## Recorded data
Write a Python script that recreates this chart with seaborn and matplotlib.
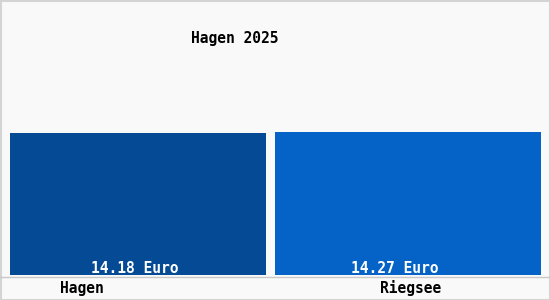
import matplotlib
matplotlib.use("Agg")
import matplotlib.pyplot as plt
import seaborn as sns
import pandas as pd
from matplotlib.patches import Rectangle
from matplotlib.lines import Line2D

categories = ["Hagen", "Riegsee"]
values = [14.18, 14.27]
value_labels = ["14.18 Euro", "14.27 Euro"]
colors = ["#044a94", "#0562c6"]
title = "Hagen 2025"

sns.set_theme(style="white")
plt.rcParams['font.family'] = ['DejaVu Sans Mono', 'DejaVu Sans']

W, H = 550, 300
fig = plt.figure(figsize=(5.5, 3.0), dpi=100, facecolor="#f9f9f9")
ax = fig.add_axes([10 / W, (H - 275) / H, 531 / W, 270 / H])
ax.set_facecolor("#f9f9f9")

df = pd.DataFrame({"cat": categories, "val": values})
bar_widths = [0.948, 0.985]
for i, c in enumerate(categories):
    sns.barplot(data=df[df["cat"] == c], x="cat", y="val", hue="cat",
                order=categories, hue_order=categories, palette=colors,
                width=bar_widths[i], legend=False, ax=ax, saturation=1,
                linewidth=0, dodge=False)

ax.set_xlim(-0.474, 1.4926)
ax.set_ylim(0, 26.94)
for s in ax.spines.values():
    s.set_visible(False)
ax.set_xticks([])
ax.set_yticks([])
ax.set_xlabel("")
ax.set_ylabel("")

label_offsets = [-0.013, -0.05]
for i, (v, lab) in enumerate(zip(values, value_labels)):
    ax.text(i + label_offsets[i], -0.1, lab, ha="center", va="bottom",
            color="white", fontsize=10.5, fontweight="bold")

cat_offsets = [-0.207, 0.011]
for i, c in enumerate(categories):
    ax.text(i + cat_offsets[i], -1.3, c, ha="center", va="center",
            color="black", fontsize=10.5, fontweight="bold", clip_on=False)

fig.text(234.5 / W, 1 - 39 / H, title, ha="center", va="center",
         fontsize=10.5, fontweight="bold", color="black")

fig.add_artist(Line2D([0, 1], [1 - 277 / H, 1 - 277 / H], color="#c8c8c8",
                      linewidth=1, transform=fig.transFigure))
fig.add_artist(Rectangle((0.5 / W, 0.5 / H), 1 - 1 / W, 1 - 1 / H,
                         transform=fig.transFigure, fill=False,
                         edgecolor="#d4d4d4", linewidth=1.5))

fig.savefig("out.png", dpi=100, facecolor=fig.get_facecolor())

## Problem requirements
Restate, line by line and word for word, everything from the top of the material through the line that contains "plt.rcParams['font.family'] = ['DejaVu". Leave pictures out.

## Answer to this problem
Write a Python script that recreates this chart with seaborn and matplotlib.
import matplotlib
matplotlib.use("Agg")
import matplotlib.pyplot as plt
import seaborn as sns
import pandas as pd
from matplotlib.patches import Rectangle
from matplotlib.lines import Line2D

categories = ["Hagen", "Riegsee"]
values = [14.18, 14.27]
value_labels = ["14.18 Euro", "14.27 Euro"]
colors = ["#044a94", "#0562c6"]
title = "Hagen 2025"

sns.set_theme(style="white")
plt.rcParams['font.family'] = ['DejaVu Sans Mono', 'DejaVu Sans']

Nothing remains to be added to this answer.